Collaborating with Craig on his most extreme action sequences is second unit director Alexander Witt (Skyfall, Terminator Genisys, X-Men: First Class).
“He is genuinely one of the bravest people I have met,’’ says Craig.
“I have been hanging off the side of trains, hanging out the side of buildings, and Alexander is there on a rope with me - with a camera on his shoulder.”
Craig isn’t too far from the action, either, in today’s impressive helicopter stunt, which see Aaron deftly manoeuvre his aircraft between the city’s buildings.
Despite the inconvenience and upheaval posed by such a large scale enterprise, the Mexican authorities lobbied hard to land a role in Spectre, banking on 007’s ability to put a more positive spin on the country’s image, tarnished by a war on drugs that has claimed more than 100,000 lives since 2006.
The franchise’s commitment to old school, trousers-up production values explains both the enduring success of the Daniel Craig reboot, and Spectre’s $300 million plus budget - which puts it on track to become the most expensive movie ever made.
Each of the extras on the Day of the Dead set has spent at least an hour and a half in make-up. Every painted face is unique.
The same goes for the fabulously flamboyant costumes, one group inspired by the colourful folkloric outfits made famous by Mexican artist Frida Kahlo.
The attention to detail carries all the way down to Temine’s own choice of outfit. The glamorous Frenchwoman, whose credits include Skyfall and Gravity, has picked out a Prada shirt with a stylish gun motif for today’s press interviews because, well, it “seemed appropriate.”
Temime designs Craig’s suits in consultation with the actor and fashion designer Tom Ford, who has directed one extremely classy film himself (A Single Man.)
“You couldn’t make any man look like Daniel Craig because Daniel Craig is also gorgeous naked - trust me,’’ she says.
“But everybody wears my suits very well. The secret? Well, they are so well made, they don’t weigh anything. And they hide every single flaw - they hide that little belly, give you a waist or a little more shoulder ...”
Italian beauty Monica Bellucci, who at 50 is the oldest Bond girl ever to be cast, is just as well looked after in the sartorial department.
“It’s not a question of age, it’s a question of style,’’ says Temime.

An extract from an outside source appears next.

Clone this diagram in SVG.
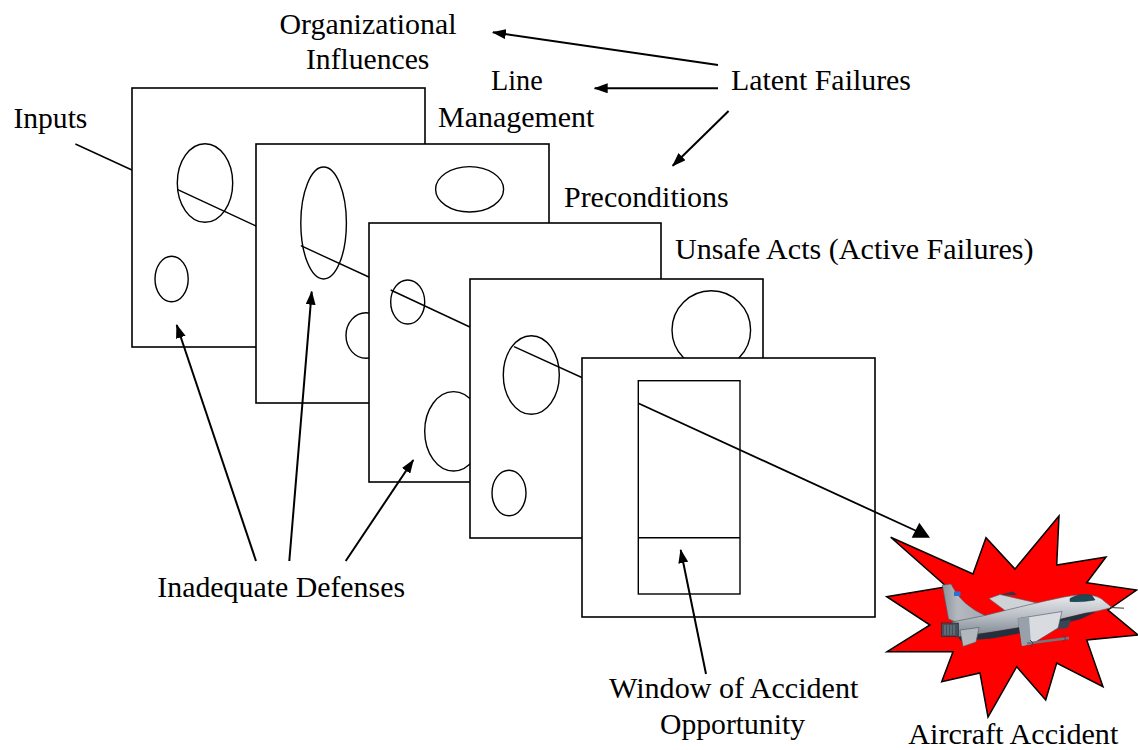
<svg xmlns="http://www.w3.org/2000/svg" width="1138" height="750" viewBox="0 0 1138 750">
<style>
.slice{fill:#fff;stroke:#000;stroke-width:1.6}
.hole{fill:none;stroke:#000;stroke-width:1.4}
.thru{stroke:#000;stroke-width:1.4;fill:none}
.arr{stroke:#000;stroke-width:2;fill:none;marker-end:url(#ah)}
text{font-family:'Liberation Serif','Times New Roman',serif;font-size:29.33px;fill:#000}
</style>
<defs>
<marker id="ah" markerUnits="userSpaceOnUse" markerWidth="14" markerHeight="10" refX="13" refY="5" orient="auto">
<path d="M0,0 L14,5 L0,10 Z" fill="#000"/>
</marker>
<linearGradient id="metal" x1="0" y1="0" x2="0" y2="1">
<stop offset="0" stop-color="#e9ecef"/>
<stop offset="0.5" stop-color="#b9bec5"/>
<stop offset="1" stop-color="#7c848e"/>
</linearGradient>
<linearGradient id="fin" x1="0" y1="0" x2="1" y2="0">
<stop offset="0" stop-color="#8a9099"/>
<stop offset="0.35" stop-color="#b4b9c0"/>
<stop offset="1" stop-color="#a3a9b1"/>
</linearGradient>
</defs>

<g id="inputs-line">
<line class="thru" x1="75.4" y1="144" x2="133" y2="170.5"/>
</g>

<g id="slice-organizational">
<rect class="slice" x="132" y="88" width="293" height="259"/>
<ellipse class="hole" cx="205" cy="183" rx="27.7" ry="39.3"/>
<ellipse class="hole" cx="171.6" cy="279" rx="16.6" ry="22.7"/>
<line class="thru" x1="177.2" y1="189.3" x2="258" y2="227"/>
</g>

<g id="slice-line-management">
<rect class="slice" x="256" y="144" width="293" height="259"/>
<ellipse class="hole" cx="323.6" cy="223" rx="22.8" ry="56"/>
<ellipse class="hole" cx="469.6" cy="189.3" rx="34" ry="22.7"/>
<ellipse class="hole" cx="366" cy="335.5" rx="20" ry="22.8"/>
<line class="thru" x1="300.8" y1="245.7" x2="371" y2="278"/>
</g>

<g id="slice-preconditions">
<rect class="slice" x="369" y="223" width="292" height="259"/>
<ellipse class="hole" cx="407.7" cy="302" rx="17" ry="22"/>
<ellipse class="hole" cx="453.5" cy="431.3" rx="28.8" ry="39.7"/>
<line class="thru" x1="390.7" y1="290" x2="472" y2="328"/>
</g>

<g id="slice-unsafe-acts">
<rect class="slice" x="470" y="279" width="293" height="259"/>
<ellipse class="hole" cx="711.3" cy="330" rx="39.3" ry="39.3"/>
<ellipse class="hole" cx="531.3" cy="375" rx="28" ry="39.3"/>
<ellipse class="hole" cx="509" cy="493" rx="17" ry="22.7"/>
<line class="thru" x1="514" y1="346.7" x2="584" y2="378.5"/>
</g>

<g id="slice-window">
<rect class="slice" x="582" y="358" width="293" height="259"/>
<rect class="hole" x="638.3" y="380.7" width="101.7" height="213.3"/>
<line class="thru" x1="638.3" y1="537.7" x2="740" y2="537.7"/>
</g>

<g id="explosion">
<polygon points="890.7,537.3 973,574 986,537.7 1015,569 1059,516 1056.7,565 1106,557 1086.7,582.7 1136.7,590 1108,610 1138,635 1086.7,640 1103,686.7 1056.7,663 1045.7,700 1016.7,666.7 988,717 980,673 941.7,681.7 953,651.7 887,651.7 930,625 886.7,596.7 946.7,586.7" fill="#ff0000" stroke="#000" stroke-width="1.5" stroke-linejoin="miter"/>
</g>

<g id="aircraft">
<path d="M999,595 L1013,591.5 L1017,595 Z" fill="#2b3a4a"/>
<path d="M989,598.5 L1000,594.5 L1037,603 L1031,607.5 L1007,612 Z" fill="#cfd3d8" stroke="#5b636c" stroke-width="0.6"/>
<path d="M942.3,585 L951,584 Q961,605 986,616 L958,623 L948.5,619 Z" fill="url(#fin)" stroke="#4d555e" stroke-width="0.6"/>
<rect x="954" y="591.5" width="6.5" height="4.5" fill="#2a6fd6"/>
<path d="M952,622 L985,615.5 Q1030,604 1064,597 Q1090,592 1101,598.5 L1112,607.5 Q1100,611 1086,613 L1040,624 L992,632 L958,637 Z" fill="url(#metal)" stroke="#4d555e" stroke-width="0.6"/>
<path d="M958,637 L992,632 L1040,624 L1086,613 L1096,612 L1081,619 L1040,629.5 L992,638.5 L961,641 Z" fill="#24303d"/>
<path d="M1070,598.5 Q1080,592.5 1092,595.5 L1095,600 Q1082,602.5 1070,601.5 Z" fill="#1d4a57" stroke="#0e2a33" stroke-width="0.5"/>
<line x1="1110" y1="607.5" x2="1124" y2="608.2" stroke="#333" stroke-width="1"/>
<rect x="941.5" y="623" width="17" height="13.5" fill="#44505c" stroke="#222" stroke-width="0.6"/>
<path d="M945,625 V635 M948,625 V635 M951,625 V635 M954,625 V635" stroke="#8a939c" stroke-width="0.8"/>
<path d="M960,630 L979,627.5 L976,642 L963,646.5 Z" fill="#b3b8bf" stroke="#4d555e" stroke-width="0.6"/>
<path d="M1055,622 L1071,619.5 L1068,628 L1054,629.5 Z" fill="#3a4656"/>
<path d="M1018,618.5 L1062,611.5 L1058,628 L1032,644 L1022,646 Z" fill="#d8dbe0" stroke="#4d555e" stroke-width="0.6"/>
<path d="M1018,618.5 L1029,617 L1031,644 L1022,646 Z" fill="#98a0a9"/>
<line x1="1027" y1="643.5" x2="1069" y2="638" stroke="#6f7780" stroke-width="2.6"/>
<path d="M1062,635 L1066,638.5 L1063,642 M1030,640 L1033,643 L1031,647" stroke="#3a434c" stroke-width="1" fill="none"/>
</g>

<g id="connectors">
<line class="arr" x1="718" y1="65" x2="492.9" y2="32.3"/>
<line class="arr" x1="718" y1="88.3" x2="594.7" y2="88.3"/>
<line class="arr" x1="728.6" y1="111" x2="672.7" y2="165.7"/>
<line class="arr" x1="256" y1="561" x2="176.7" y2="325"/>
<line class="arr" x1="289.3" y1="561" x2="311.7" y2="291.7"/>
<line class="arr" x1="345.7" y1="561" x2="413.3" y2="460"/>
<line class="arr" x1="706" y1="674" x2="680.7" y2="550"/>
<line x1="638.3" y1="403.3" x2="916" y2="530.8" stroke="#000" stroke-width="1.8"/>
<polygon points="919.3,522.7 911.7,537.7 930,537.7" fill="#000"/>
</g>

<g id="labels">
<text x="368" y="33.5" text-anchor="middle" textLength="177" lengthAdjust="spacingAndGlyphs">Organizational</text>
<text x="367.7" y="69" text-anchor="middle" textLength="123.4" lengthAdjust="spacingAndGlyphs">Influences</text>
<text x="516.9" y="90" text-anchor="middle" textLength="51.7" lengthAdjust="spacingAndGlyphs">Line</text>
<text x="516.2" y="126.5" text-anchor="middle" textLength="156.3" lengthAdjust="spacingAndGlyphs">Management</text>
<text x="731" y="90" textLength="180" lengthAdjust="spacingAndGlyphs">Latent Failures</text>
<text x="13.4" y="128" textLength="74" lengthAdjust="spacingAndGlyphs">Inputs</text>
<text x="564" y="206.5" textLength="164.6" lengthAdjust="spacingAndGlyphs">Preconditions</text>
<text x="675" y="258.5" textLength="358.6" lengthAdjust="spacingAndGlyphs">Unsafe Acts (Active Failures)</text>
<text x="157.3" y="596.7" textLength="247.7" lengthAdjust="spacingAndGlyphs">Inadequate Defenses</text>
<text x="733.7" y="697.7" text-anchor="middle" textLength="249.3" lengthAdjust="spacingAndGlyphs">Window of Accident</text>
<text x="732.5" y="734" text-anchor="middle" textLength="145" lengthAdjust="spacingAndGlyphs">Opportunity</text>
<text x="908.3" y="744" textLength="210" lengthAdjust="spacingAndGlyphs">Aircraft Accident</text>
</g>
</svg>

“The difference is that the Bond girls are usually girls and (Monica Bellucci) is a woman. She is mature. She knows more than he knows or at least as much as he knows. And I think that equality is actually much more modern than the fact that she is the same age as him or older.”
Taking her cue from the curvaceous appeal of 50s stars such as Sophia Loren and Gina Lollobrigida, Temime’s wardrobe department even designed the character’s underwear.

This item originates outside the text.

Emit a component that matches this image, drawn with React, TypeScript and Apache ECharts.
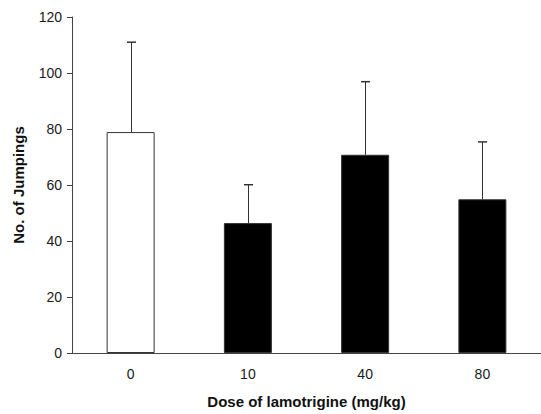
import React, { useEffect, useRef } from "react";
import * as echarts from "echarts";

const categories = ["0", "10", "40", "80"];
const means = [78.9, 46.4, 70.8, 54.9];
const errorTops = [111, 60.1, 96.9, 75.4];
const barFills = ["#ffffff", "#000000", "#000000", "#000000"];
const yTicks = { min: 0, max: 120, interval: 20 };

export default function App() {
  const ref = useRef<HTMLDivElement>(null);
  useEffect(() => {
    const chart = echarts.init(ref.current!, undefined, { renderer: "svg" });
    const font = "'Liberation Sans', Arial, sans-serif";
    chart.setOption({
      animation: false,
      backgroundColor: "#ffffff",
      grid: { left: 72, top: 17, width: 473, height: 336, containLabel: false },
      xAxis: {
        type: "category",
        data: categories,
        axisLine: { lineStyle: { color: "#444", width: 1 } },
        axisTick: { show: false },
        axisLabel: { color: "#1a1a1a", fontSize: 14, fontFamily: font, margin: 14 },
        name: "Dose of lamotrigine (mg/kg)",
        nameLocation: "middle",
        nameGap: 41,
        nameTextStyle: { color: "#111", fontSize: 15, fontWeight: "bold", fontFamily: font },
      },
      yAxis: {
        type: "value",
        min: yTicks.min,
        max: yTicks.max,
        interval: yTicks.interval,
        splitLine: { show: false },
        axisLine: { show: true, lineStyle: { color: "#444", width: 1 } },
        axisTick: { show: true, length: 5, lineStyle: { color: "#444" } },
        axisLabel: { color: "#1a1a1a", fontSize: 14, fontFamily: font, margin: 10 },
        name: "No. of Jumpings",
        nameLocation: "middle",
        nameGap: 46,
        nameRotate: 90,
        nameTextStyle: { color: "#111", fontSize: 15, fontWeight: "bold", fontFamily: font },
      },
      series: [
        {
          type: "bar",
          barWidth: 48,
          data: means.map((v, i) => ({
            value: v,
            itemStyle: { color: barFills[i], borderColor: "#333", borderWidth: 1 },
          })),
          z: 2,
        },
        {
          type: "custom",
          z: 3,
          data: means.map((v, i) => [i, v, errorTops[i]]),
          renderItem: (params: any, api: any) => {
            const base = api.coord([api.value(0), api.value(1)]);
            const top = api.coord([api.value(0), api.value(2)]);
            const x = Math.round(base[0]) + 0.5;
            const half = 4.5;
            return {
              type: "group",
              children: [
                { type: "line", shape: { x1: x, y1: base[1], x2: x, y2: top[1] }, style: { stroke: "#333", lineWidth: 1 } },
                { type: "line", shape: { x1: x - half, y1: top[1], x2: x + half, y2: top[1] }, style: { stroke: "#333", lineWidth: 1.5 } },
              ],
            };
          },
        },
      ],
    });
    return () => chart.dispose();
  }, []);
  return <div ref={ref} style={{ width: 541, height: 414, position: "absolute", left: 0, top: 0 }} />;
}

“That was very important. I wanted to make a parallel between her underwear and the sexuality of a mature woman,’’ she says.
“You can have young girls in bikinis but in the case of Monica Bellucci, her underwear is extremely beautiful and sophisticated - not to cover up but as an expression of her sexuality.”
Bellucci, it turns out, is no less of a woman off screen, turning down the pair of Ugh boots that were presented to her at the beginning of the production (a traditional, between-takes foot comfort concession for female actors).
“She is not one of us, no no no!” says Temime. “She is feminine from top to toe. She stepped out of the trailer in 12 inch Louboutin heels.”